Quote the data exactly, first line to the line containing "import * as", with no pictures.

- [Supplied data]:
=-=-=-=-=
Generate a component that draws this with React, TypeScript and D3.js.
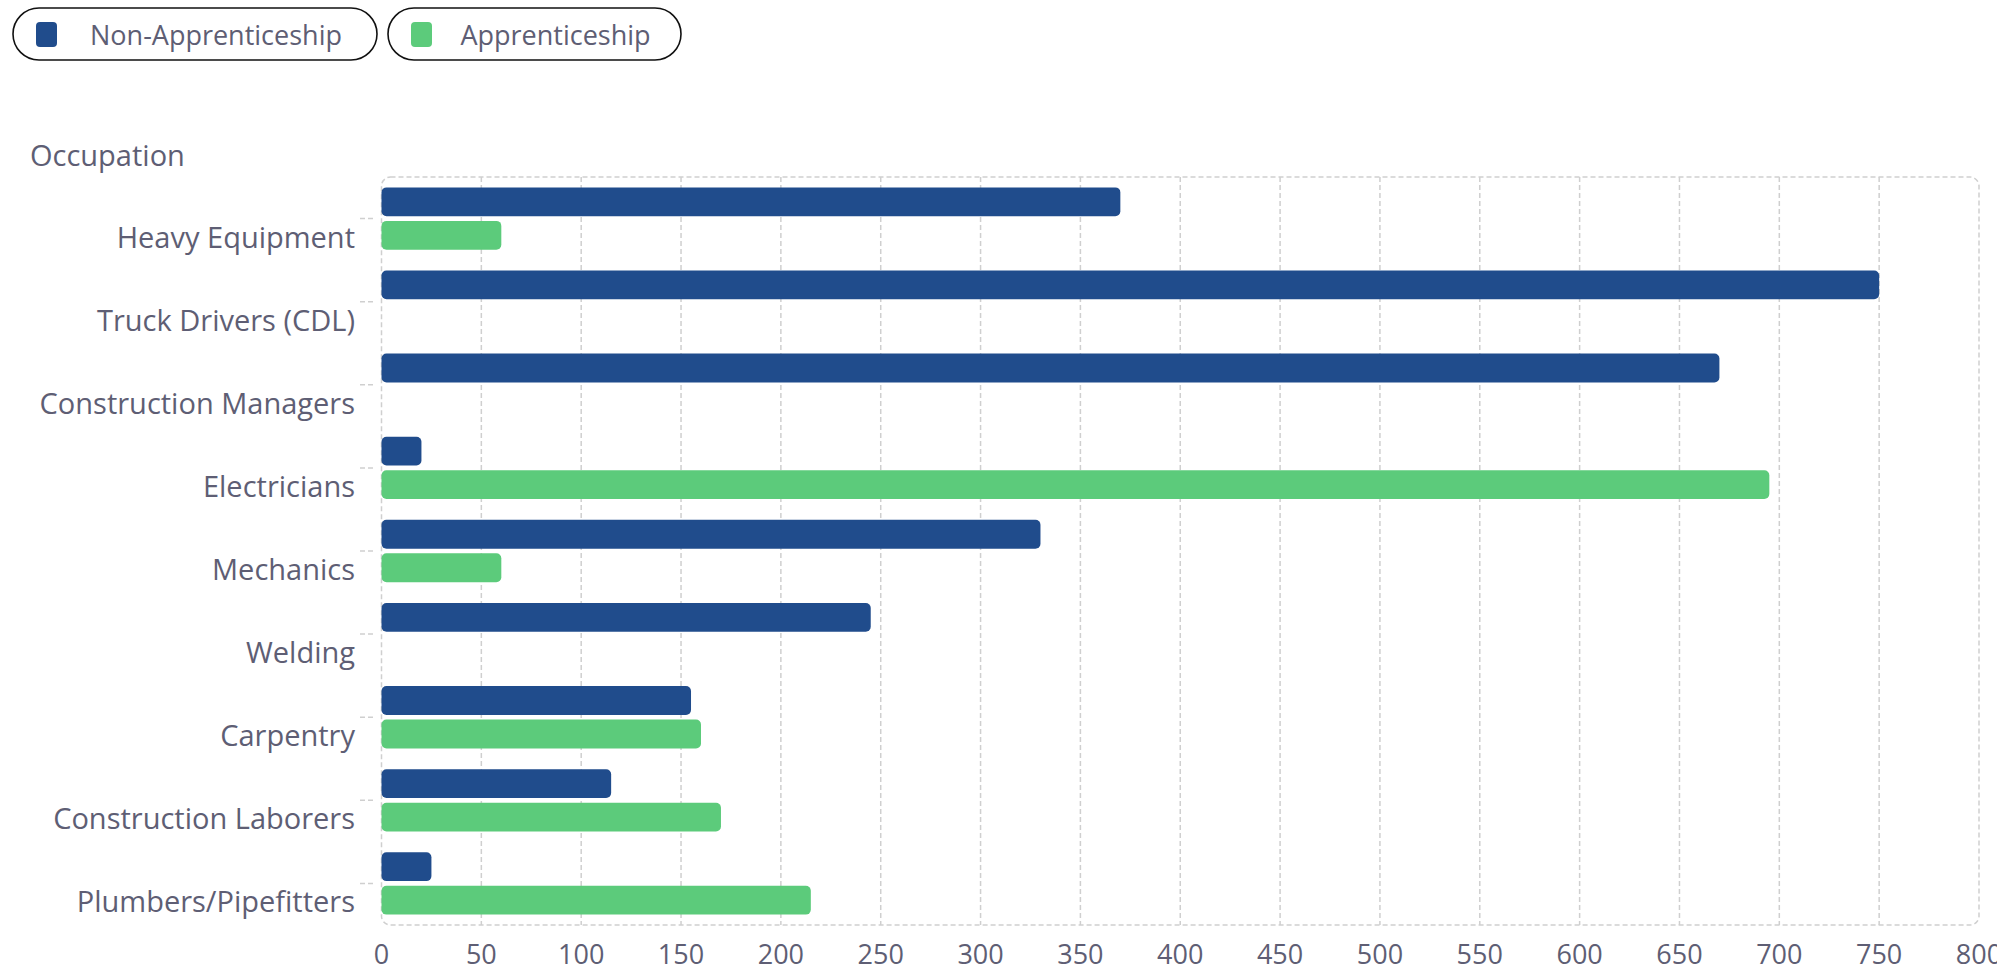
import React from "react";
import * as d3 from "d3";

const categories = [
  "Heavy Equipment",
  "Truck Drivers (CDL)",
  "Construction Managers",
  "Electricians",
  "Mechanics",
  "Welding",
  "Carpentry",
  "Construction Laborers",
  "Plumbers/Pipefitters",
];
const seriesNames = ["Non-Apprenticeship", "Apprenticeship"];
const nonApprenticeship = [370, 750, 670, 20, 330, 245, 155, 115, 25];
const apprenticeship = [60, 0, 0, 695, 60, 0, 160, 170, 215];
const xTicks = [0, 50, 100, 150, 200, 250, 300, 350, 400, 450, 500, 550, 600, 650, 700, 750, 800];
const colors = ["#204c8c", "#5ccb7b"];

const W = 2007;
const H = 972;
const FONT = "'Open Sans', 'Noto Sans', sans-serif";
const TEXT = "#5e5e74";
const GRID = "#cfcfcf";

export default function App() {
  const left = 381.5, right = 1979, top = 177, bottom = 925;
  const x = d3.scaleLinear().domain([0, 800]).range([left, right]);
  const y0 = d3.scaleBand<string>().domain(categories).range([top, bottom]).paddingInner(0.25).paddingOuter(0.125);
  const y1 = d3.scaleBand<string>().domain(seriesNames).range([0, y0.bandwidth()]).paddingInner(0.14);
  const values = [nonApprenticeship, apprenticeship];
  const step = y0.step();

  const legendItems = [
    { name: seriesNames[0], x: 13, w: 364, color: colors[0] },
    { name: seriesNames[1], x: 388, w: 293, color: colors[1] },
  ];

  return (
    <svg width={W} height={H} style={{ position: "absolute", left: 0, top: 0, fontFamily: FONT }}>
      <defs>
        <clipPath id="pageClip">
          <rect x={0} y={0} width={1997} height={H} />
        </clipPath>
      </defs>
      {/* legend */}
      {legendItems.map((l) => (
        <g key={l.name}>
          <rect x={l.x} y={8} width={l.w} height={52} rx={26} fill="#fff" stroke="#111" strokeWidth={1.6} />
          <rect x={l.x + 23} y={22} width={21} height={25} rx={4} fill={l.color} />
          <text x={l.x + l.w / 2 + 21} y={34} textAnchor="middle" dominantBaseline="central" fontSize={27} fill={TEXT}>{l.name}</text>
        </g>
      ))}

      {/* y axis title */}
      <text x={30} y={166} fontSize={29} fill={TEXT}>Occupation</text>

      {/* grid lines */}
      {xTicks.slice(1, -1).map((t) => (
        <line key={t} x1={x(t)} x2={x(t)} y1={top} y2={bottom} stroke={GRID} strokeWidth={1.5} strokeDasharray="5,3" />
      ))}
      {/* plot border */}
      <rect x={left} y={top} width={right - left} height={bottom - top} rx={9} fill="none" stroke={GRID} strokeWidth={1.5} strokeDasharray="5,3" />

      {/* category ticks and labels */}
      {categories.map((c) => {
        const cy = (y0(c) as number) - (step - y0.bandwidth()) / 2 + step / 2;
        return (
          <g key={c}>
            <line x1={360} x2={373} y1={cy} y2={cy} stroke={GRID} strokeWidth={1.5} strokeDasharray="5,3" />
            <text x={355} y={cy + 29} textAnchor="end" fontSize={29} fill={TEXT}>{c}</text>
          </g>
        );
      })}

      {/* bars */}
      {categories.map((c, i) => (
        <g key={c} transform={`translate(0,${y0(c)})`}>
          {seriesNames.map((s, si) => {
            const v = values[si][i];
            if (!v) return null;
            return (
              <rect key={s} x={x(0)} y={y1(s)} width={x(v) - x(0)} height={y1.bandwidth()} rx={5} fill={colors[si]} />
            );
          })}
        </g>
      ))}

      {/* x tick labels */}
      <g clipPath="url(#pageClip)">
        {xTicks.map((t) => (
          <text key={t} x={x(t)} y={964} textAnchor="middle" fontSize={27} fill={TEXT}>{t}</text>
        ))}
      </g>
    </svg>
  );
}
=-=-=-=-=
- [Full output]:
Generate a component that draws this with React, TypeScript and D3.js.
import React from "react";
import * as d3 from "d3";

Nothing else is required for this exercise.